The Center for the Study of Public Domain, founded in 2002, published a list of some of the most famous works now in the public domain on its website. Public Domain Day on New Year's Day marked the first official day the works protected under the extension legislation entered the public sphere. 

Books by Agatha Christie and Virginia Woolf are joined by the song "Charleston"—often accompanied by the similarly monikered dance—in becoming public this year. 

But most of the thousands of works now freed up are not that well-known. 

“After 75 years, only a tiny percentage of creative works is generating commercial value whatsoever. Maybe 1 percent, maybe less," Jenkins said.

But if you want to tap into the other 99 percent, you're in luck, thanks to the internet. HathiTrust digital library has added more than 50,000 titles from 1923 to its online holdings.

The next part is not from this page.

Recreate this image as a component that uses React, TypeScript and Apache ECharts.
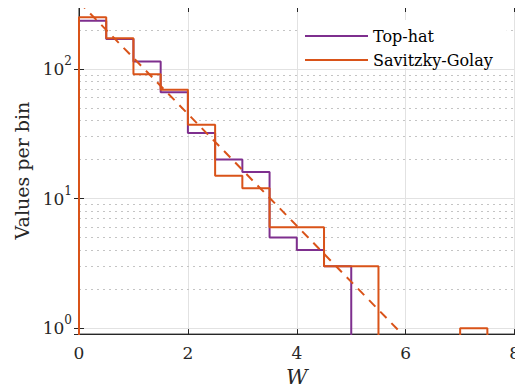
import React, { useEffect, useRef } from "react";
import * as echarts from "echarts";

// ---- data ----
const binEdges = [0, 0.5, 1, 1.5, 2, 2.5, 3, 3.5, 4, 4.5, 5, 5.5, 6, 6.5, 7, 7.5];
const topHatCounts = [235, 170, 114, 66, 32, 20, 16, 5, 4, 3, 0, 0, 0, 0, 0];
const savGolCounts = [250, 172, 91, 69, 37, 15, 12, 6, 6, 3, 3, 0, 0, 0, 1];
const fitLine: [number, number][] = [
  [0, 328],
  [5.88, 0.95],
];
const xTickValues = [0, 2, 4, 6, 8];
const yMinorGrid = [2, 3, 4, 5, 6, 7, 8, 9, 20, 30, 40, 50, 60, 70, 80, 90, 200, 300];
const seriesNames = ["Top-hat", "Savitzky-Golay"];

const X_MIN = 0;
const X_MAX = 8;
const Y_MIN = 0.9;
const Y_MAX = 300;
const FLOOR = 0.5; // below the axis: zero-count bins fall off the log axis

const FONT = "DejaVu Serif";
const AXIS_COLOR = "#262626";
const PURPLE = "#7E2F8E";
const ORANGE = "#D95319";

function stairs(counts: number[]): [number, number][] {
  const pts: [number, number][] = [];
  const v = (c: number) => (c > 0 ? c : FLOOR);
  pts.push([binEdges[0], FLOOR]);
  counts.forEach((c, i) => pts.push([binEdges[i], v(c)]));
  pts.push([binEdges[counts.length], v(counts[counts.length - 1])]);
  pts.push([binEdges[counts.length], FLOOR]);
  return pts;
}

function logLabel(val: number): string {
  const e = Math.log10(val);
  const r = Math.round(e);
  if (Math.abs(e - r) > 1e-6) return "";
  return `{b|10}{s|${r}}`;
}

export default function App() {
  const ref = useRef<HTMLDivElement>(null);

  useEffect(() => {
    if (!ref.current) return;
    const chart = echarts.init(ref.current, null, { renderer: "svg" });

    const option: any = {
      animation: false,
      backgroundColor: "#ffffff",
      grid: {
        left: 79,
        right: 7,
        top: 7,
        bottom: 57.5,
        show: true,
        borderColor: AXIS_COLOR,
        borderWidth: 1,
        backgroundColor: "transparent",
      },
      legend: {
        data: seriesNames,
        orient: "vertical",
        left: 298,
        top: 20,
        padding: [8, 14, 0, 6],
        itemWidth: 63,
        itemHeight: 16,
        itemGap: 8,
        itemStyle: { opacity: 0 },
        backgroundColor: "#ffffff",
        borderWidth: 0,
        textStyle: { fontFamily: FONT, fontSize: 16, color: "#000", lineHeight: 16 },
      },
      xAxis: [
        {
          type: "value",
          min: X_MIN,
          max: X_MAX,
          interval: 2,
          name: "W",
          nameLocation: "middle",
          nameGap: 31,
          nameTextStyle: { fontFamily: FONT, fontSize: 21, fontStyle: "italic", color: AXIS_COLOR },
          axisLine: { show: true, lineStyle: { color: AXIS_COLOR, width: 1 } },
          axisTick: { show: true, inside: true, length: 5, lineStyle: { color: AXIS_COLOR } },
          axisLabel: {
            fontFamily: FONT,
            fontSize: 17,
            color: AXIS_COLOR,
            margin: 10,
            formatter: (v: number) => (xTickValues.includes(v) ? String(v) : ""),
          },
          splitLine: { show: true, lineStyle: { color: "#e2e2e2", width: 1 } },
        },
        {
          type: "value",
          position: "top",
          min: X_MIN,
          max: X_MAX,
          interval: 2,
          axisLine: { show: true, lineStyle: { color: AXIS_COLOR, width: 1 } },
          axisTick: { show: true, inside: true, length: 5, lineStyle: { color: AXIS_COLOR } },
          axisLabel: { show: false },
          splitLine: { show: false },
        },
      ],
      yAxis: [
        {
          type: "log",
          logBase: 10,
          min: Y_MIN,
          max: Y_MAX,
          name: "Values per bin",
          nameLocation: "middle",
          nameGap: 44,
          nameTextStyle: { fontFamily: FONT, fontSize: 19, color: AXIS_COLOR },
          axisLine: { show: true, lineStyle: { color: AXIS_COLOR, width: 1 } },
          axisTick: { show: true, inside: true, length: 5, lineStyle: { color: AXIS_COLOR } },
          axisLabel: {
            margin: 7,
            showMinLabel: false,
            showMaxLabel: false,
            formatter: logLabel,
            rich: {
              b: { fontFamily: FONT, fontSize: 17, color: AXIS_COLOR },
              s: { fontFamily: FONT, fontSize: 12, color: AXIS_COLOR, padding: [0, 0, 16, 0] },
            },
          },
          splitLine: { show: true, lineStyle: { color: "#e2e2e2", width: 1 } },
        },
        {
          type: "log",
          logBase: 10,
          position: "right",
          min: Y_MIN,
          max: Y_MAX,
          axisLine: { show: true, lineStyle: { color: AXIS_COLOR, width: 1 } },
          axisTick: { show: true, inside: true, length: 5, lineStyle: { color: AXIS_COLOR } },
          axisLabel: { show: false },
          splitLine: { show: false },
        },
      ],
      series: [
        {
          name: "minor-grid",
          type: "line",
          data: [],
          silent: true,
          markLine: {
            silent: true,
            z: 1,
            symbol: ["none", "none"],
            label: { show: false },
            lineStyle: { color: "#c4c4c4", type: [2, 4], width: 1 },
            emphasis: { disabled: true },
            data: yMinorGrid.map((v) => ({ yAxis: v })),
          },
        },
        {
          name: seriesNames[0],
          type: "line",
          step: "end",
          data: stairs(topHatCounts),
          showSymbol: false,
          symbol: "none",
          lineStyle: { color: PURPLE, width: 2 },
          itemStyle: { color: PURPLE },
          clip: true,
          z: 3,
        },
        {
          name: seriesNames[1],
          type: "line",
          step: "end",
          data: stairs(savGolCounts),
          showSymbol: false,
          symbol: "none",
          lineStyle: { color: ORANGE, width: 2 },
          itemStyle: { color: ORANGE },
          clip: true,
          z: 4,
        },
        {
          name: "fit",
          type: "line",
          data: fitLine,
          showSymbol: false,
          symbol: "none",
          lineStyle: { color: ORANGE, width: 2, type: [9, 7] },
          itemStyle: { color: ORANGE },
          clip: true,
          z: 5,
        },
      ],
    };

    chart.setOption(option);
    return () => chart.dispose();
  }, []);

  return <div ref={ref} style={{ width: 523, height: 392, margin: -8 }} />;
}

Beyond accessing the works, the public domain also allows users to take creative liberties with them. 

“You can cut, you can paste, you can annotate, you can translate, you can do whatever you want with it,” Jenkins said. 

For the beneficiaries of the "one percent" of works that were still commercially valuable—such as Robert Frost's poem—the day was a less exciting shift. 

“Frost’s estate and publisher were particularly aggressive about guarding his copyright, preventing people from using that poem," Jenkins said. "But now that poem is in the public domain.”

For Jenkins, welcoming the works into the public domain also highlights what could have been 20 years ago. 

“It’s great that these works are finally entering the public domain," she said. "But it’s a bittersweet celebration, because under rational copyright terms the public domain would be much larger, much more robust.”

Correction: This article was updated to correct one of Jenkin's quotes from "creative" works to "published," because "published" is the accurate descriptor. "U.S." was removed from a sentence to clarify that it is not just works from the United States entering the public domain. The Chronicle regrets the error.